- **WHAT IS ASKED**
Transcribe every line exactly and omit anything that is a picture.

- **RECORDED DATA**

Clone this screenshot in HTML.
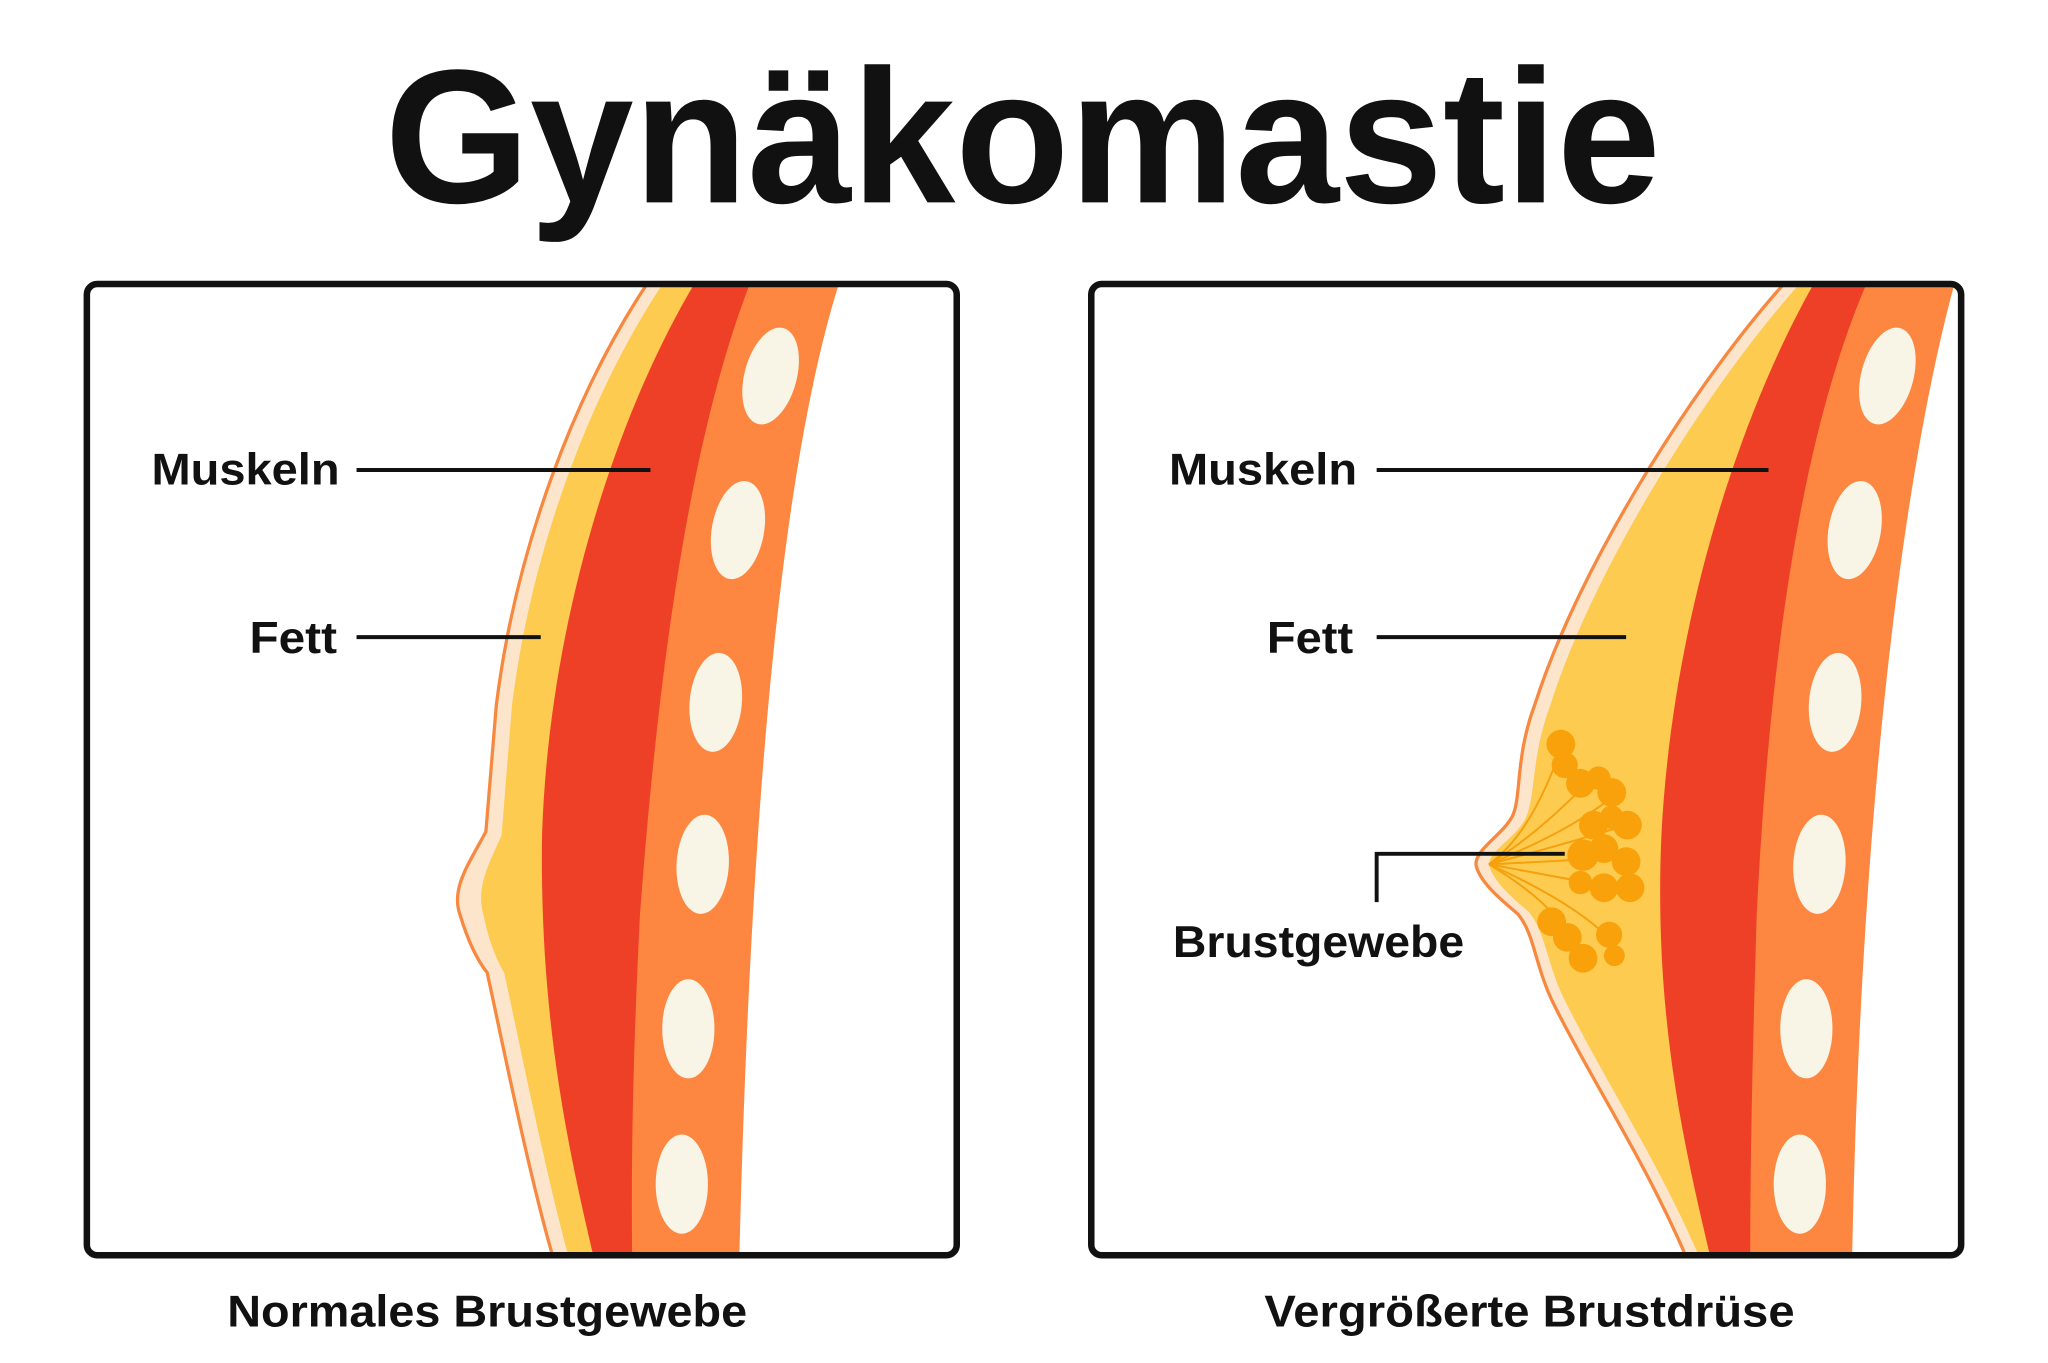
<!DOCTYPE html>
<html><head><meta charset="utf-8"><style>
html,body{margin:0;padding:0;background:#fff;width:2048px;height:1363px;overflow:hidden}
svg{display:block}
text{font-family:"Liberation Sans",sans-serif;font-weight:bold;fill:#111}
</style></head><body>
<svg width="2048" height="1363" viewBox="0 0 1568 1044" preserveAspectRatio="none" xmlns="http://www.w3.org/2000/svg">
<defs>
<clipPath id="cl"><rect x="68" y="219" width="663" height="741" rx="6"/></clipPath>
<clipPath id="cr"><rect x="837" y="219" width="663" height="741" rx="6"/></clipPath>
</defs>
<rect width="1568" height="1044" fill="#fff"/>
<text x="783" y="155" font-size="146" text-anchor="middle" textLength="977" lengthAdjust="spacingAndGlyphs">Gynäkomastie</text>

<!-- LEFT -->
<g clip-path="url(#cl)">
<path d="M497,215 C440,300 395,420 380,540 L372,637 C360,660 345,680 352,700 C358,720 365,735 373,745 C385,800 405,900 424,965 L740,965 L740,215 Z" fill="#fde5cc" stroke="#f7883f" stroke-width="2.5"/>
<path d="M509,215 C452,300 407,420 392,540 L384,640 C375,660 364,680 370,700 C374,720 380,735 386,745 C398,800 418,900 436,965 L740,965 L740,215 Z" fill="#fccb50"/>
<path d="M533,215 C470,320 420,480 415,640 C413,780 435,880 455,965 L740,965 L740,215 Z" fill="#ee4027"/>
<path d="M575,215 C530,330 505,500 490,700 C485,800 483,880 484,965 L740,965 L740,215 Z" fill="#fd8640"/>
<path d="M643,215 C600,350 575,600 566,965 L740,965 L740,215 Z" fill="#fff"/>
<g fill="#f8f5e6">
<ellipse cx="590" cy="288" rx="20" ry="38" transform="rotate(15 590 288)"/>
<ellipse cx="565" cy="406" rx="20" ry="38" transform="rotate(10 565 406)"/>
<ellipse cx="548" cy="538" rx="20" ry="38" transform="rotate(5 548 538)"/>
<ellipse cx="538" cy="662" rx="20" ry="38" transform="rotate(3 538 662)"/>
<ellipse cx="527" cy="788" rx="20" ry="38"/>
<ellipse cx="522" cy="907" rx="20" ry="38"/>
</g>
</g>
<rect x="66.5" y="217.5" width="666" height="744" rx="8" fill="none" stroke="#111" stroke-width="5"/>
<text x="116" y="371" font-size="34" textLength="144" lengthAdjust="spacingAndGlyphs">Muskeln</text>
<line x1="273" y1="360" x2="498" y2="360" stroke="#111" stroke-width="3"/>
<text x="191" y="500" font-size="34" textLength="67" lengthAdjust="spacingAndGlyphs">Fett</text>
<line x1="273" y1="488" x2="414" y2="488" stroke="#111" stroke-width="3"/>
<text x="174" y="1016" font-size="34" textLength="398" lengthAdjust="spacingAndGlyphs">Normales Brustgewebe</text>

<!-- RIGHT -->
<g clip-path="url(#cr)">
<path d="M1368,215 C1300,290 1210,430 1175,540 C1160,580 1165,610 1158,625 C1150,640 1130,650 1130,662 C1132,675 1150,690 1162,700 C1175,715 1175,740 1190,770 C1220,830 1260,890 1292,965 L1510,965 L1510,215 Z" fill="#fde5cc" stroke="#f7883f" stroke-width="2.5"/>
<path d="M1380,215 C1312,290 1222,430 1187,540 C1172,580 1176,610 1168,627 C1160,642 1140,652 1140,662 C1142,674 1158,688 1170,698 C1184,714 1184,740 1200,770 C1230,830 1270,890 1302,965 L1510,965 L1510,215 Z" fill="#fccb50"/>
<path d="M1390,215 C1330,320 1280,480 1272,640 C1266,780 1290,880 1310,965 L1510,965 L1510,215 Z" fill="#ee4027"/>
<path d="M1430,215 C1380,330 1355,500 1345,700 C1342,800 1340,880 1340,965 L1510,965 L1510,215 Z" fill="#fd8640"/>
<path d="M1497,215 C1460,350 1425,600 1418,965 L1510,965 L1510,215 Z" fill="#fff"/>
<g fill="#f8f5e6">
<ellipse cx="1445" cy="288" rx="20" ry="38" transform="rotate(15 1445 288)"/>
<ellipse cx="1420" cy="406" rx="20" ry="38" transform="rotate(10 1420 406)"/>
<ellipse cx="1405" cy="538" rx="20" ry="38" transform="rotate(5 1405 538)"/>
<ellipse cx="1393" cy="662" rx="20" ry="38" transform="rotate(3 1393 662)"/>
<ellipse cx="1383" cy="788" rx="20" ry="38"/>
<ellipse cx="1378" cy="907" rx="20" ry="38"/>
</g>
<g stroke="#f5a00c" stroke-width="1.5" fill="none">
<path d="M1140,662 C1170,640 1185,600 1195,575"/>
<path d="M1140,662 C1175,640 1200,615 1215,600"/>
<path d="M1140,662 C1180,645 1210,630 1235,610"/>
<path d="M1140,662 C1185,650 1220,640 1245,632"/>
<path d="M1140,662 C1185,660 1220,658 1240,656"/>
<path d="M1140,662 C1185,670 1220,678 1248,680"/>
<path d="M1140,662 C1170,680 1195,700 1210,730"/>
<path d="M1140,662 C1180,680 1215,700 1235,722"/>
</g>
<g fill="#f9a10a">
<circle cx="1195" cy="570" r="11"/><circle cx="1198" cy="586" r="10"/>
<circle cx="1210" cy="600" r="11"/><circle cx="1224" cy="596" r="9"/>
<circle cx="1234" cy="607" r="11"/>
<circle cx="1220" cy="632" r="11"/><circle cx="1246" cy="632" r="11"/><circle cx="1234" cy="626" r="9"/>
<circle cx="1212" cy="655" r="12"/><circle cx="1228" cy="650" r="11"/><circle cx="1245" cy="660" r="11"/>
<circle cx="1228" cy="680" r="11"/><circle cx="1248" cy="680" r="11"/><circle cx="1210" cy="676" r="9"/>
<circle cx="1188" cy="706" r="11"/><circle cx="1200" cy="718" r="11"/>
<circle cx="1212" cy="734" r="11"/><circle cx="1232" cy="716" r="10"/><circle cx="1236" cy="732" r="8"/>
</g>
</g>
<rect x="835.5" y="217.5" width="666" height="744" rx="8" fill="none" stroke="#111" stroke-width="5"/>
<text x="895" y="371" font-size="34" textLength="144" lengthAdjust="spacingAndGlyphs">Muskeln</text>
<line x1="1054" y1="360" x2="1354" y2="360" stroke="#111" stroke-width="3"/>
<text x="970" y="500" font-size="34" textLength="66" lengthAdjust="spacingAndGlyphs">Fett</text>
<line x1="1054" y1="488" x2="1245" y2="488" stroke="#111" stroke-width="3"/>
<polyline points="1054,691 1054,654 1198,654" fill="none" stroke="#111" stroke-width="3"/>
<text x="898" y="733" font-size="34" textLength="223" lengthAdjust="spacingAndGlyphs">Brustgewebe</text>
<text x="968" y="1016" font-size="34" textLength="406" lengthAdjust="spacingAndGlyphs">Vergrößerte Brustdrüse</text>
</svg>
</body></html>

- **EXERCISE ANSWER**
Clone this screenshot in HTML.
<!DOCTYPE html>
<html><head><meta charset="utf-8"><style>
html,body{margin:0;padding:0;background:#fff;width:2048px;height:1363px;overflow:hidden}
svg{display:block}
text{font-family:"Liberation Sans",sans-serif;font-weight:bold;fill:#111}
</style></head><body>
<svg width="2048" height="1363" viewBox="0 0 1568 1044" preserveAspectRatio="none" xmlns="http://www.w3.org/2000/svg">
<defs>
<clipPath id="cl"><rect x="68" y="219" width="663" height="741" rx="6"/></clipPath>
<clipPath id="cr"><rect x="837" y="219" width="663" height="741" rx="6"/></clipPath>
</defs>
<rect width="1568" height="1044" fill="#fff"/>
<text x="783" y="155" font-size="146" text-anchor="middle" textLength="977" lengthAdjust="spacingAndGlyphs">Gynäkomastie</text>

<!-- LEFT -->
<g clip-path="url(#cl)">
<path d="M497,215 C440,300 395,420 380,540 L372,637 C360,660 345,680 352,700 C358,720 365,735 373,745 C385,800 405,900 424,965 L740,965 L740,215 Z" fill="#fde5cc" stroke="#f7883f" stroke-width="2.5"/>
<path d="M509,215 C452,300 407,420 392,540 L384,640 C375,660 364,680 370,700 C374,720 380,735 386,745 C398,800 418,900 436,965 L740,965 L740,215 Z" fill="#fccb50"/>
<path d="M533,215 C470,320 420,480 415,640 C413,780 435,880 455,965 L740,965 L740,215 Z" fill="#ee4027"/>
<path d="M575,215 C530,330 505,500 490,700 C485,800 483,880 484,965 L740,965 L740,215 Z" fill="#fd8640"/>
<path d="M643,215 C600,350 575,600 566,965 L740,965 L740,215 Z" fill="#fff"/>
<g fill="#f8f5e6">
<ellipse cx="590" cy="288" rx="20" ry="38" transform="rotate(15 590 288)"/>
<ellipse cx="565" cy="406" rx="20" ry="38" transform="rotate(10 565 406)"/>
<ellipse cx="548" cy="538" rx="20" ry="38" transform="rotate(5 548 538)"/>
<ellipse cx="538" cy="662" rx="20" ry="38" transform="rotate(3 538 662)"/>
<ellipse cx="527" cy="788" rx="20" ry="38"/>
<ellipse cx="522" cy="907" rx="20" ry="38"/>
</g>
</g>
<rect x="66.5" y="217.5" width="666" height="744" rx="8" fill="none" stroke="#111" stroke-width="5"/>
<text x="116" y="371" font-size="34" textLength="144" lengthAdjust="spacingAndGlyphs">Muskeln</text>
<line x1="273" y1="360" x2="498" y2="360" stroke="#111" stroke-width="3"/>
<text x="191" y="500" font-size="34" textLength="67" lengthAdjust="spacingAndGlyphs">Fett</text>
<line x1="273" y1="488" x2="414" y2="488" stroke="#111" stroke-width="3"/>
<text x="174" y="1016" font-size="34" textLength="398" lengthAdjust="spacingAndGlyphs">Normales Brustgewebe</text>

<!-- RIGHT -->
<g clip-path="url(#cr)">
<path d="M1368,215 C1300,290 1210,430 1175,540 C1160,580 1165,610 1158,625 C1150,640 1130,650 1130,662 C1132,675 1150,690 1162,700 C1175,715 1175,740 1190,770 C1220,830 1260,890 1292,965 L1510,965 L1510,215 Z" fill="#fde5cc" stroke="#f7883f" stroke-width="2.5"/>
<path d="M1380,215 C1312,290 1222,430 1187,540 C1172,580 1176,610 1168,627 C1160,642 1140,652 1140,662 C1142,674 1158,688 1170,698 C1184,714 1184,740 1200,770 C1230,830 1270,890 1302,965 L1510,965 L1510,215 Z" fill="#fccb50"/>
<path d="M1390,215 C1330,320 1280,480 1272,640 C1266,780 1290,880 1310,965 L1510,965 L1510,215 Z" fill="#ee4027"/>
<path d="M1430,215 C1380,330 1355,500 1345,700 C1342,800 1340,880 1340,965 L1510,965 L1510,215 Z" fill="#fd8640"/>
<path d="M1497,215 C1460,350 1425,600 1418,965 L1510,965 L1510,215 Z" fill="#fff"/>
<g fill="#f8f5e6">
<ellipse cx="1445" cy="288" rx="20" ry="38" transform="rotate(15 1445 288)"/>
<ellipse cx="1420" cy="406" rx="20" ry="38" transform="rotate(10 1420 406)"/>
<ellipse cx="1405" cy="538" rx="20" ry="38" transform="rotate(5 1405 538)"/>
<ellipse cx="1393" cy="662" rx="20" ry="38" transform="rotate(3 1393 662)"/>
<ellipse cx="1383" cy="788" rx="20" ry="38"/>
<ellipse cx="1378" cy="907" rx="20" ry="38"/>
</g>
<g stroke="#f5a00c" stroke-width="1.5" fill="none">
<path d="M1140,662 C1170,640 1185,600 1195,575"/>
<path d="M1140,662 C1175,640 1200,615 1215,600"/>
<path d="M1140,662 C1180,645 1210,630 1235,610"/>
<path d="M1140,662 C1185,650 1220,640 1245,632"/>
<path d="M1140,662 C1185,660 1220,658 1240,656"/>
<path d="M1140,662 C1185,670 1220,678 1248,680"/>
<path d="M1140,662 C1170,680 1195,700 1210,730"/>
<path d="M1140,662 C1180,680 1215,700 1235,722"/>
</g>
<g fill="#f9a10a">
<circle cx="1195" cy="570" r="11"/><circle cx="1198" cy="586" r="10"/>
<circle cx="1210" cy="600" r="11"/><circle cx="1224" cy="596" r="9"/>
<circle cx="1234" cy="607" r="11"/>
<circle cx="1220" cy="632" r="11"/><circle cx="1246" cy="632" r="11"/><circle cx="1234" cy="626" r="9"/>
<circle cx="1212" cy="655" r="12"/><circle cx="1228" cy="650" r="11"/><circle cx="1245" cy="660" r="11"/>
<circle cx="1228" cy="680" r="11"/><circle cx="1248" cy="680" r="11"/><circle cx="1210" cy="676" r="9"/>
<circle cx="1188" cy="706" r="11"/><circle cx="1200" cy="718" r="11"/>
<circle cx="1212" cy="734" r="11"/><circle cx="1232" cy="716" r="10"/><circle cx="1236" cy="732" r="8"/>
</g>
</g>
<rect x="835.5" y="217.5" width="666" height="744" rx="8" fill="none" stroke="#111" stroke-width="5"/>
<text x="895" y="371" font-size="34" textLength="144" lengthAdjust="spacingAndGlyphs">Muskeln</text>
<line x1="1054" y1="360" x2="1354" y2="360" stroke="#111" stroke-width="3"/>
<text x="970" y="500" font-size="34" textLength="66" lengthAdjust="spacingAndGlyphs">Fett</text>
<line x1="1054" y1="488" x2="1245" y2="488" stroke="#111" stroke-width="3"/>
<polyline points="1054,691 1054,654 1198,654" fill="none" stroke="#111" stroke-width="3"/>
<text x="898" y="733" font-size="34" textLength="223" lengthAdjust="spacingAndGlyphs">Brustgewebe</text>
<text x="968" y="1016" font-size="34" textLength="406" lengthAdjust="spacingAndGlyphs">Vergrößerte Brustdrüse</text>
</svg>
</body></html>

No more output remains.